Judicial proceedings can have a considerable impact on the lives of minors and the absence of a child-friendly response can result in restrictions or violations of their rights. Furthermore, when the national judicial systems lack child-friendly procedures and practices, the most vulnerable children (e.g. children with disabilities or migrant children) face particular barriers in the enjoyment of their rights.
The right of access to justice should be guaranteed for all minors. Furthermore, throughout their engagement with the justice system, children should be treated with respect for their age, their special needs, their maturity and level of understanding and considering any communication difficulties they may have.
Clearer information on the actors and procedures involved in justice affecting minors, as well as a special overview ensuring the respect of the rights of minors, is needed. In this regard, two categories have been identified: children as judicial persons and specific procedures in place in EU countries, depending on the branch of law.

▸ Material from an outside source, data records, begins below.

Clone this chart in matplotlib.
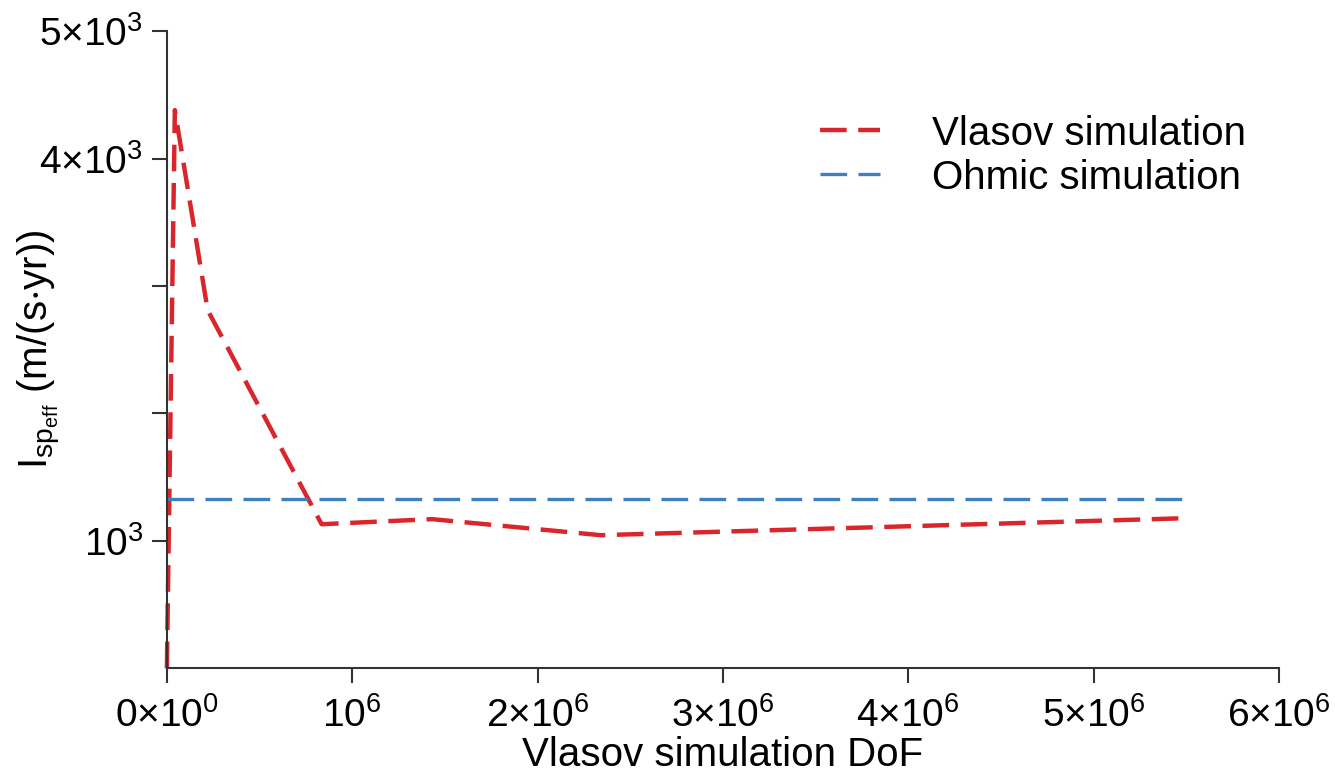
import numpy as np
import matplotlib.pyplot as plt

plt.rcParams['font.family'] = ['Liberation Sans', 'DejaVu Sans']
plt.rcParams['mathtext.fontset'] = 'custom'
plt.rcParams['mathtext.rm'] = 'Liberation Sans'
plt.rcParams['mathtext.it'] = 'Liberation Sans'

# Vlasov simulation
vlasov_dof = [0, 0.043e6, 0.22e6, 0.835e6, 1.43e6, 2.34e6, 5.49e6]
vlasov_isp = [0, 4380, 2810, 1130, 1170, 1044, 1177]

# Ohmic simulation, constant level
ohmic_dof = [0, 5.49e6]
ohmic_isp = [1327, 1327]

xticks = [0, 1e6, 2e6, 3e6, 4e6, 5e6, 6e6]
xticklabels = [r'$\mathregular{0{\times}10^{0}}$', r'$\mathregular{10^{6}}$',
               r'$\mathregular{2{\times}10^{6}}$', r'$\mathregular{3{\times}10^{6}}$',
               r'$\mathregular{4{\times}10^{6}}$', r'$\mathregular{5{\times}10^{6}}$',
               r'$\mathregular{6{\times}10^{6}}$']
yticks = [1000, 2000, 3000, 4000, 5000]
yticklabels = [r'$\mathregular{10^{3}}$', '', '',
               r'$\mathregular{4{\times}10^{3}}$', r'$\mathregular{5{\times}10^{3}}$']

fig = plt.figure(figsize=(13.35, 7.77), dpi=100)
ax = fig.add_axes([0.125, 0.140, 0.833, 0.820])

ax.plot(vlasov_dof, vlasov_isp, color='#d9262c', lw=3.2, dashes=(6, 2.6),
        dash_joinstyle='round', label='Vlasov simulation', clip_on=False)
ax.plot(ohmic_dof, ohmic_isp, color='#3c80c0', lw=2.4, dashes=(8, 3.4),
        label='Ohmic simulation')

ax.set_xlim(0, 6e6)
ax.set_ylim(0, 5000)
ax.set_xticks(xticks)
ax.set_xticklabels(xticklabels)
ax.set_yticks(yticks)
ax.set_yticklabels(yticklabels)

for s in ['top', 'right']:
    ax.spines[s].set_visible(False)
for s in ['left', 'bottom']:
    ax.spines[s].set_color('#333333')
    ax.spines[s].set_linewidth(1.5)
ax.tick_params(direction='out', length=11, width=1.5, color='#333333',
               labelsize=28, pad=6)
ax.tick_params(axis='x', pad=10)

ax.set_xlabel('Vlasov simulation DoF', fontsize=29, va='baseline')
ax.xaxis.set_label_coords(0.5, -0.154)
ax.set_ylabel(r'$\mathregular{I_{sp_{eff}}}$ (m/(s$\mathregular{\cdot}$yr))', fontsize=29)
ax.yaxis.set_label_coords(-0.093, 0.5)

ax.legend(loc='upper left', bbox_to_anchor=(0.587, 0.869), frameon=False,
          borderaxespad=0, borderpad=0,
          fontsize=29, handlelength=1.5, handletextpad=1.3, labelspacing=0.15)

fig.savefig('out.png', dpi=100)
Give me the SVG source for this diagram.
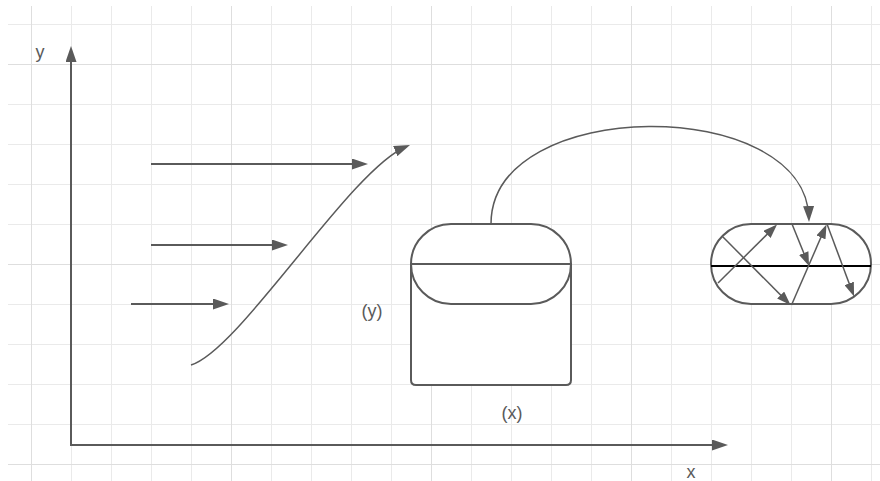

The first category would bring together the general elements relating to the child's personal capacity, such as criminal or civil responsibility, access to legal support, relation to school/education, decision taking in terms of healthcare, specialised courts/institutions or financial support when going to court.
The second category aims to gather information how minors are treated in the context of judicial proceedings and the specific nature of criminal, civil and administrative procedures in the Member States.